Located right in the middle of the company's line-up, the Dell Inspiron 15 is one of the most versatile and affordable mid-range laptops available, with the cheapest base configuration on Dell's Web site starting at around £300. The 15 line is extremely customisable, so you can make your model as affordable or as expensive as you like.
Covered in glossy black plastic on the inside and matte black plastic on the outside, our review sample looked as if it were headed off to an undercover sting. It's not an unattractive look, but it's not very distinctive. A variety of colours, including red, pink, green and purple, can be chosen instead, for £30 each. A selection of intricate designs is available too, at a price of £70 each.
The interior couldn't be any more minimalist. Above a straightforward keyboard sits a lone silver power button. Below the keyboard is a black touchpad with black buttons. The matte touchpad is of an average size and works fine. The old-fashioned tapered keys on the 15's keyboard have good response and travel, and are well spaced out, making for comfortable typing. The base of the laptop, however, feels rather wide -- Dell could probably have fitted a number pad in. That's it for buttons -- all other controls are operated with the keyboard, but, pleasingly, without you needing to press the function key at the same time.
The 15's 15.6-inch glossy widescreen LED display has a native resolution of 1,366x768 pixels, which is standard for laptops in this price range. While a 1,600x900-pixel option is available, we found the screen to be perfectly adequate for most mainstream applications. Text and icons were easily readable. We found screen glare to be minimal, but the colours and brightness seemed slightly less vibrant than was the case with other screens we've seen recently.
The 15's speakers are unusually loud, and more than adequate for games, music or movies. We almost never had the volume above the halfway mark in the office.
The 15 comes with three USB 2.0, VGA-out and Ethernet/modem jacks -- all fairly standard -- plus an SD card reader and an ExpressCard slot, which is useful for adding a broadband modem or Bluetooth card. Bluetooth and 802.11n Wi-Fi can be added for £35 and £15 respectively.

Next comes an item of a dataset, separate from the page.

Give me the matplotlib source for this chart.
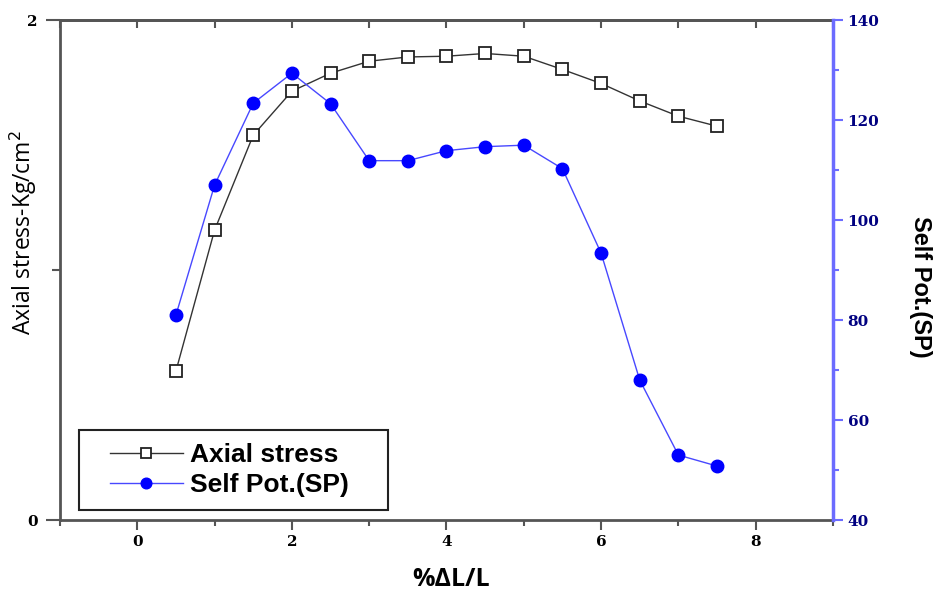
import matplotlib.pyplot as plt
from matplotlib.patches import Rectangle
from matplotlib.ticker import MultipleLocator, FixedLocator

# strain (%dL/L)
strain = [0.5, 1.0, 1.5, 2.0, 2.5, 3.0, 3.5, 4.0, 4.5, 5.0, 5.5, 6.0, 6.5, 7.0, 7.5]
# axial stress, Kg/cm2 (left axis)
axial_stress = [0.596, 1.16, 1.54, 1.716, 1.788, 1.836, 1.853, 1.856, 1.867,
                1.856, 1.803, 1.747, 1.677, 1.616, 1.576]
# self potential (right axis)
self_pot = [81.0, 107.0, 123.4, 129.4, 123.3, 111.9, 111.9, 113.9, 114.7,
            115.0, 110.3, 93.4, 68.0, 53.0, 50.8]

spine_col = '#555555'
sp_col = '#0000ff'
sp_line = '#4848ff'
sp_axis_col = '#6b6bff'

fig = plt.figure(figsize=(9.37, 5.95), dpi=100)
ax = fig.add_axes([0.064, 0.126, 0.825, 0.840])
ax2 = ax.twinx()

l1, = ax.plot(strain, axial_stress, color='#333333', lw=1.0, marker='s', ms=8.5,
              mfc='white', mec='#222222', mew=1.3, label='Axial stress')
l2, = ax2.plot(strain, self_pot, color=sp_line, lw=1.0, marker='o', ms=9,
               mfc=sp_col, mec=sp_col, label='Self Pot.(SP)')

ax.set_xlim(-1, 9)
ax.set_ylim(0, 2)
ax2.set_ylim(40, 140)

# left / bottom axes
ax.xaxis.set_major_locator(MultipleLocator(2))
ax.xaxis.set_minor_locator(MultipleLocator(1))
ax.yaxis.set_major_locator(FixedLocator([0, 2]))
ax.yaxis.set_minor_locator(FixedLocator([1]))
ax.tick_params(axis='x', which='both', direction='out', top=False, color=spine_col)
ax.tick_params(axis='x', which='major', length=7, width=1.5)
ax.tick_params(axis='x', which='minor', length=4, width=1.5)
ax.tick_params(axis='y', which='major', length=10, width=1.5, color=spine_col, pad=6)
ax.tick_params(axis='y', which='minor', length=6, width=1.5, color=spine_col)
for lab in ax.get_xticklabels() + ax.get_yticklabels():
    lab.set_fontweight('bold')
    lab.set_fontsize(11)
    lab.set_family('DejaVu Serif')

# top ticks pointing in
top = ax.secondary_xaxis('top')
top.xaxis.set_major_locator(MultipleLocator(1))
top.tick_params(direction='in', length=6, width=1.5, color=spine_col, labeltop=False)
top.spines['top'].set_color(spine_col)
top.spines['top'].set_linewidth(2)

for s in ['left', 'bottom', 'top']:
    ax.spines[s].set_color(spine_col)
    ax.spines[s].set_linewidth(2)
ax.spines['right'].set_visible(False)
ax2.spines['left'].set_visible(False)
ax2.spines['top'].set_visible(False)
ax2.spines['bottom'].set_visible(False)
ax2.spines['right'].set_color(sp_axis_col)
ax2.spines['right'].set_linewidth(2.5)

# right axis
ax2.yaxis.set_major_locator(MultipleLocator(20))
ax2.yaxis.set_minor_locator(MultipleLocator(10))
ax2.tick_params(axis='y', which='major', length=7, width=1.5, color=sp_axis_col,
                labelcolor='#000080')
ax2.tick_params(axis='y', which='minor', length=4, width=1.5, color=sp_axis_col)
for lab in ax2.get_yticklabels():
    lab.set_fontweight('bold')
    lab.set_fontsize(11)
    lab.set_family('DejaVu Serif')

ax.set_xlabel('%ΔL/L', fontsize=18, fontweight='bold', family='Open Sans', va='center')
ax.xaxis.set_label_coords(0.506, -0.118)
ax.set_ylabel('Axial stress-Kg/cm$^2$', fontsize=16.5, family='Open Sans', va='center')
ax.yaxis.set_label_coords(-0.047, 0.576)
ax2.set_ylabel('Self Pot.(SP)', fontsize=17, fontweight='bold', family='Liberation Sans',
               rotation=270, va='center')
ax2.yaxis.set_label_coords(1.113, 0.466)

# legend: content without frame, box drawn separately so it can be wider
leg = ax.legend(handles=[l1, l2], loc='center left', bbox_to_anchor=(0.0647, 0.1),
                borderaxespad=0, borderpad=0, frameon=False,
                prop={'family': 'Liberation Sans', 'weight': 'bold', 'size': 19},
                handlelength=2.75, labelspacing=0.22, handletextpad=0.3,
                markerscale=0.85)
ax.add_patch(Rectangle((0.0246, 0.02), 0.4, 0.16, transform=ax.transAxes,
                       fill=False, edgecolor='#222222', lw=1.5, zorder=5))

fig.savefig('out.png', dpi=100)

The processor can be upgraded from a netbook-level Intel Celeron 900 all the way up to a Core 2 Duo P8600 (costing an extra £280). There are options for RAM, hard drives and batteries. In short, you can tweak your 15 as much as you like. But the more you trick it out the more you invite the question as to why you're not simply buying a fancier multimedia laptop.
Our configuration included a 2GHz Intel Core 2 Duo T6400 processor, but Dell's current closest option is the 2GHz T4200, which is nearly the same in terms of performance. This budget version of the Core 2 Duo is a good all-around mainstream laptop processor and will handle most multimedia and office tasks perfectly well.
Our configuration's 256MB ATI Mobility Radeon HD 4330 GPU is a £45 upgrade option, and adds some basic gaming capabilities. Unreal Tournament 3 ran at 33.4 frames per second at a 1,280x768-pixel resolution. That's passable, but not ideal. We tried launching Street Fighter IV and got barely playable results even with the settings turned down. Using this type of configuration for serious gaming will only end in disappointment. You're probably better off saving up for a real gaming laptop or cutting out this GPU upgrade option altogether.
Our configuration's six-cell battery (the basic configuration has a four-cell battery) ran for 2 hours and 34 minutes in our video-playback battery-drain test, which is less than we'd like for a medium-size mainstream laptop. Upgrading to a nine-cell battery (£65) should solve that problem, but it's a much larger battery and will make the system less portable.
The Dell Inspiron 15 is extremely customisable, so you can tweak it until you find the version that suits you best, although adding extras quickly raises the price. What won't change are the solid construction and good keyboard. Our configuration handled everyday tasks well, although it's by no means a gaming machine.